The Prime Minister has announced several policy initiatives relevant to families

Government departments must consider the impact of their policies on the family, the Prime Minister announced on Monday. In his speech David Cameron said that from October every new domestic policy “will be examined for its impact on the family”.

The Prime Minister unveiled several policy initiatives relevant to families including the doubling of the budget for relationship counselling through Relate to £19.5 million, an increase in funding for councils who want to speed up adoptions and the expansion of a programme of assistance for “problem families” who struggle with unemployment and debt. He also suggested that online music videos on sites such as YouTube and Vimeo could be given age ratings in the same way as films and DVDs.

“I want every government department to be held to account for the impact of their policies on the family,” he said.

“Whether it’s the benefits system incentivising couples to live apart or penalising those who go out to work or whether it’s excessive bureaucracy preventing loving couples from adopting children with no family at all, we can’t go on having government taking decisions like this which ignore the impact on the family.

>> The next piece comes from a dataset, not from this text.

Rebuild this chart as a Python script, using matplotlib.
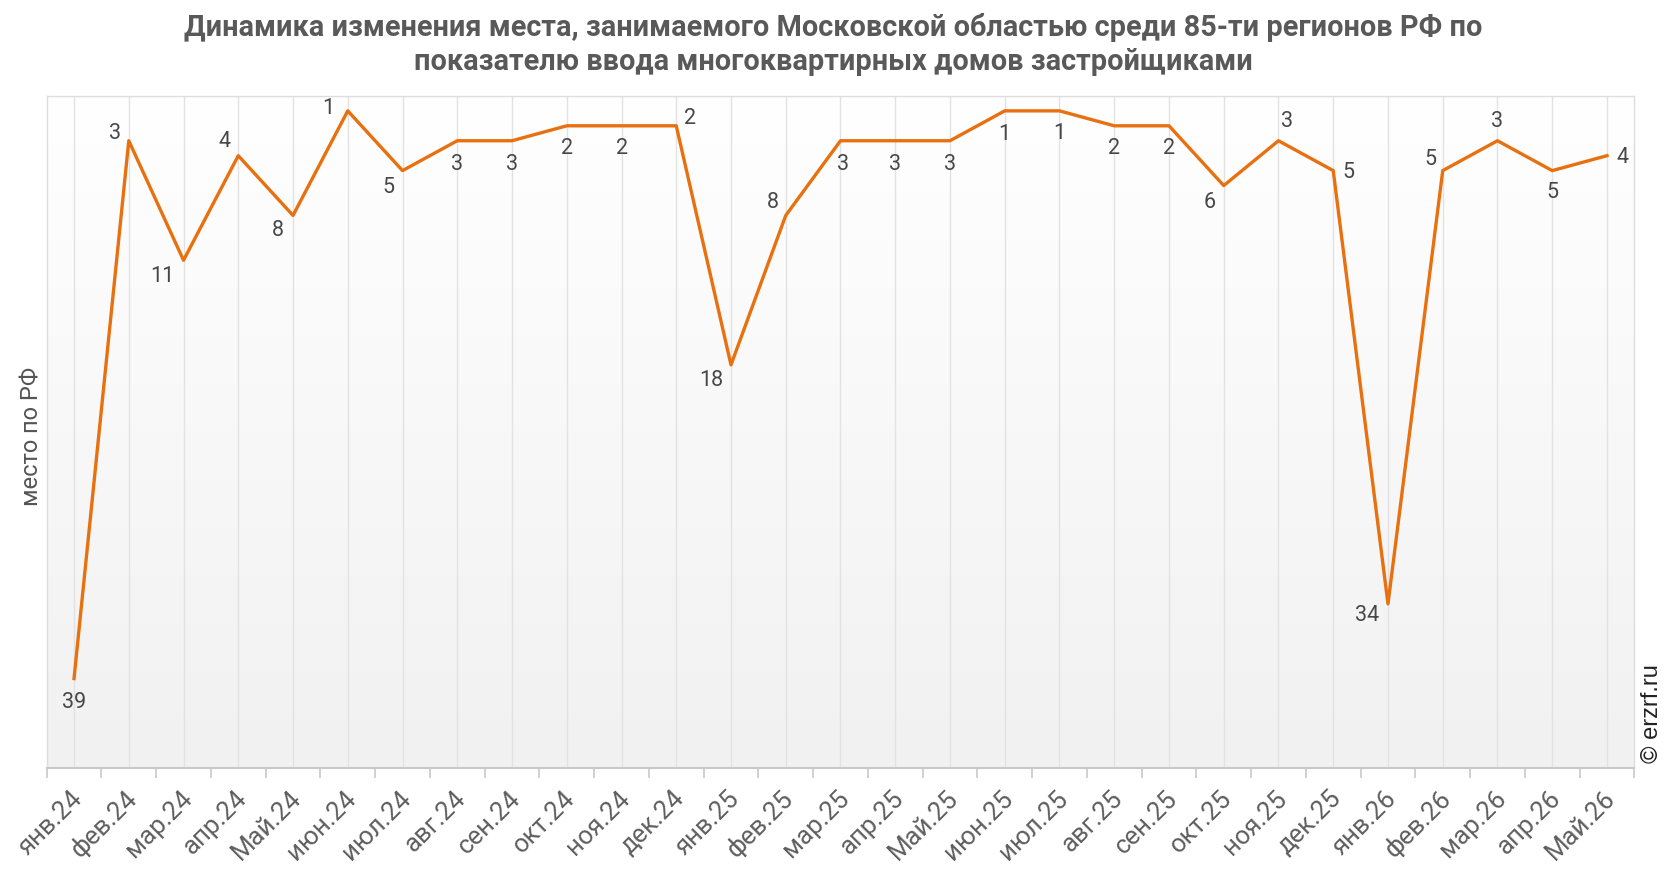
import matplotlib.pyplot as plt
import matplotlib.transforms as mtransforms
from matplotlib.colors import LinearSegmentedColormap
import numpy as np

# данные: место Московской области среди 85 регионов
months = ['янв.24', 'фев.24', 'мар.24', 'апр.24', 'Май.24', 'июн.24', 'июл.24',
          'авг.24', 'сен.24', 'окт.24', 'ноя.24', 'дек.24', 'янв.25', 'фев.25',
          'мар.25', 'апр.25', 'Май.25', 'июн.25', 'июл.25', 'авг.25', 'сен.25',
          'окт.25', 'ноя.25', 'дек.25', 'янв.26', 'фев.26', 'мар.26', 'апр.26',
          'Май.26']
place = [39, 3, 11, 4, 8, 1, 5, 3, 3, 2, 2, 2, 18, 8, 3, 3, 3, 1, 1, 2, 2,
         6, 3, 5, 34, 5, 3, 5, 4]

# смещения подписей (пт) относительно точек
label_offsets = [(0, -17), (-10, 5), (-15, -12), (-10, 10), (-11, -11), (-14, 2),
                 (-10, -12), (0, -17), (0, -17), (0, -16), (0, -16), (10, 5),
                 (-14, -11), (-9, 9), (2, -17), (0, -17), (0, -17), (0, -17),
                 (0, -16), (0, -16), (0, -16), (-10, -12), (6, 14), (11, -1),
                 (-15, -8), (-9, 8), (0, 14), (0, -16), (11, -1)]

plt.rcParams['font.family'] = ['Roboto', 'DejaVu Sans']

fig = plt.figure(figsize=(16.66, 8.72), dpi=100)
ax = fig.add_axes([0.028, 0.119, 0.953, 0.771])

x = np.arange(len(months))

# фон с градиентом
grad = np.linspace(1.0, 0.0, 256).reshape(-1, 1)
ax.imshow(grad, extent=[0, 1, 0, 1], transform=ax.transAxes, aspect='auto',
          cmap=LinearSegmentedColormap.from_list('bg', ['#f1f1f1', '#ffffff']),
          zorder=0)

for xi in x:
    ax.axvline(xi, color='#e2e2e2', lw=1, zorder=1)

ax.plot(x, place, color='#e8700f', lw=2.4, zorder=3)

for xi, v, off in zip(x, place, label_offsets):
    ax.annotate(str(v), (xi, v), xytext=off, textcoords='offset points',
                ha='center', va='center', fontsize=15.5,
                color='#474747', zorder=4)

ax.set_xlim(-0.5, len(months) - 0.5)
ax.set_ylim(45, 0)
ax.set_yticks([])

ax.set_xticks(x)
ax.set_xticklabels(months, rotation=45, ha='right', fontsize=18.5,
                   color='#5e5e5e')
ax.tick_params(axis='x', which='major', length=0, pad=13)
ax.set_xticks(np.arange(-0.5, len(months)), minor=True)
ax.tick_params(axis='x', which='minor', length=7, color='#c8c8c8', width=1.2)
offset = mtransforms.ScaledTranslation(13 / 100, 0, fig.dpi_scale_trans)
for lab in ax.get_xticklabels():
    lab.set_transform(lab.get_transform() + offset)

for side in ['top', 'left', 'right']:
    ax.spines[side].set_color('#dddddd')
    ax.spines[side].set_linewidth(1)
ax.spines['bottom'].set_color('#c8c8c8')
ax.spines['bottom'].set_linewidth(1.5)

fig.text(0.019, 0.5, 'место по РФ', rotation=90, ha='center', va='center',
         fontsize=17, color='#555555')
fig.text(0.9915, 0.182, '© erzrf.ru', rotation=90, ha='center', va='center',
         fontsize=17, family='Liberation Sans', color='#222222')

fig.text(0.5, 0.949, 'Динамика изменения места, занимаемого Московской областью среди 85-ти регионов РФ по\n'
         'показателю ввода многоквартирных домов застройщиками',
         ha='center', va='center', fontsize=20.8, fontweight='bold',
         color='#595959', linespacing=1.25)

fig.savefig('out.png', dpi=100)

Put simply that means every single domestic policy that government comes up with will be examined for its impact on the family.”

The Prime Minister’s words echoed those of Cardinal Cormac Murphy-O’Connor 10 years ago at a parliamentary briefing organised by Caritas Social Action Network (CSAN). The former Archbishop of Westminster said: “Building strong families is a sensible and cost-effective goal of Government social policy.”

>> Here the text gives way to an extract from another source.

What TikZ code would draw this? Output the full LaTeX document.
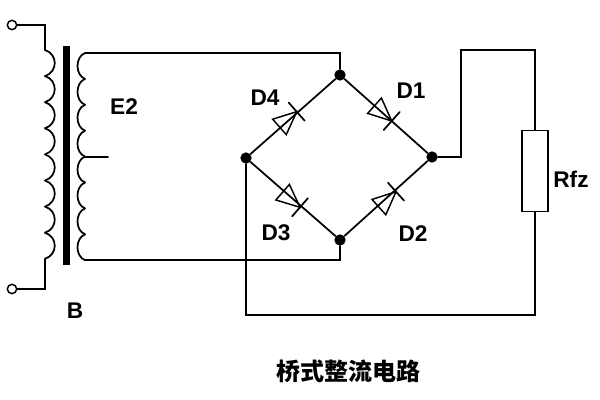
\documentclass[tikz,border=0pt]{standalone}
\usepackage{fontspec}
\setmainfont{Liberation Sans}
\newfontfamily\cjk{Noto Sans CJK SC}
\usetikzlibrary{positioning}
\tikzstyle{wire} = [line width=1.3pt, line cap=round, line join=miter]
\tikzstyle{dot} = [circle, fill=black, inner sep=0pt, minimum size=8.5pt]
\tikzstyle{term} = [circle, draw, line width=1.1pt, inner sep=0pt, minimum size=7pt]
\tikzstyle{res} = [draw, line width=1.3pt, minimum width=19.5pt, minimum height=60.75pt, inner sep=0pt]
\tikzstyle{lab} = [font=\fontsize{17}{17}\selectfont\bfseries, inner sep=0pt]
\tikzstyle{title} = [font=\fontsize{18}{18}\selectfont\cjk\bfseries, inner sep=0pt]
\tikzset{diode/.pic={
    \draw[line width=1.1pt] (-23,-10.3) -- (0,0) -- (-23,10.3) -- cycle;
    \draw[wire] (0,-12) -- (0,12);
}}

\begin{document}
\begin{tikzpicture}[x=0.75pt, y=0.75pt]
    \useasboundingbox (0,0) rectangle (600,400);

    % bridge
    \node [dot](top) at (340,325) {};
    \node [dot](rgt) at (432,243) {};
    \node [dot](bot) at (340,160) {};
    \node [dot](lft) at (246,242) {};
    \path (top) edge[wire] (rgt);
    \path (lft) edge[wire] (top);
    \path (lft) edge[wire] (bot);
    \path (bot) edge[wire] (rgt);
    \pic[rotate=-41.7] at (391.7,279) {diode};
    \pic[rotate=41.4] at (296.7,288.3) {diode};
    \pic[rotate=-41] at (300,192.7) {diode};
    \pic[rotate=42] at (396,208.3) {diode};

    % transformer
    \fill (63.3,135) rectangle (70,354);
    \coordinate (p1) at (45,350);
    \coordinate (p2) at (45,141);
    \foreach \i in {0,...,7} {
        \draw[wire] (45,350-26.1*\i) .. controls (58,346-26.1*\i) and (58,328-26.1*\i) .. (45,323.9-26.1*\i);
    }
    \coordinate (s1) at (85,347);
    \coordinate (s2) at (85,140);
    \coordinate (tap) at (85,243);
    \foreach \i in {0,...,7} {
        \draw[wire] (85,347-25.9*\i) .. controls (75,343-25.9*\i) and (75,325-25.9*\i) .. (85,321.1-25.9*\i);
    }
    \coordinate (tapend) at (108,243);
    \draw[wire] (tap) -- (tapend);

    % terminals
    \node [term](in1) at (12,375) {};
    \node [term](in2) at (12,111) {};
    \draw[wire] (in1) -| (p1);
    \draw[wire] (in2) -| (p2);
    \draw[wire] (s1) -| (top);
    \draw[wire] (s2) -| (bot);

    % load
    \node [res](rfz) at (535,229) {};
    \coordinate (c1) at (461,243);
    \coordinate (c2) at (461,350);
    \coordinate (c3) at (535,350);
    \coordinate (c4) at (535,85);
    \coordinate (c5) at (246,85);
    \draw[wire] (rgt) -- (c1) -- (c2) -- (c3) -- (rfz.north);
    \draw[wire] (rfz.south) -- (c4) -- (c5) -- (lft);

    % labels
    \node [lab](e2) at (124,293) {E2};
    \node [lab](b) at (75,89) {B};
    \node [lab](d4) at (265,302) {D4};
    \node [lab](d1) at (411,309) {D1};
    \node [lab](d3) at (276,167) {D3};
    \node [lab](d2) at (413,166) {D2};
    \node [lab](rfzlab) at (571,221) {Rfz};
    \node [title](cap) at (348,29) {桥式整流电路};
\end{tikzpicture}
\end{document}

The Prime Minister’s words have been welcomed on behalf of the Bishops’ Conference of England and Wales. Elizabeth Davies, Marriage and Family Life Project Officer, said: “We certainly welcome David Cameron’s announcement that all policies should be weighed against the potential for good – and not so good – that they might have on families. Obviously families have many different needs depending on their size, structure, stage of life etc. but fundamental is the need to be able to earn a satisfying living, whilst also having enough time to rest, relax and enjoy time together.”

She continued: “The working document for the forthcoming Synod on the Family has noted the impact of work on the family, especially that ‘an increasingly hectic life leaves little opportunity for moments of peace and family togetherness’. It is critical that Government seeks ways to alleviate the pressures of balancing our work-home-life responsibilities. Families play a fundamental role in church and society and deserve grateful, appreciative encouragement and a family-sensitive political economy.”

But a spokesman for the campaigning group the Marriage Foundation, while welcoming Mr Cameron’s support for the family, warned that without explicit support for marriage his initiatives will have little or no impact on family breakdown.

“Actions speak louder than words,” said research director Harry Benson. “Coalition policies during their first four years in government would struggle to pass a ‘family test’. We have a tax credit system that pays couples up to £7,100 more to live apart than together, a tax system that penalises single earners who choose to leave one parent at home, and a raft of government forms that pretend living together is the equal of marriage. In terms of stability, it is anything but.”

He continued: “Family breakdown is not inevitable. But so much is driven by the trend away from marriage. Few couples who don’t marry, who don’t make that explicit commitment to their future together, remain together while they bring up their children. Mr Cameron has long stated his enthusiasm for commitment and marriage. He is right. So ‘family test’ needs to mean ‘marriage test’.”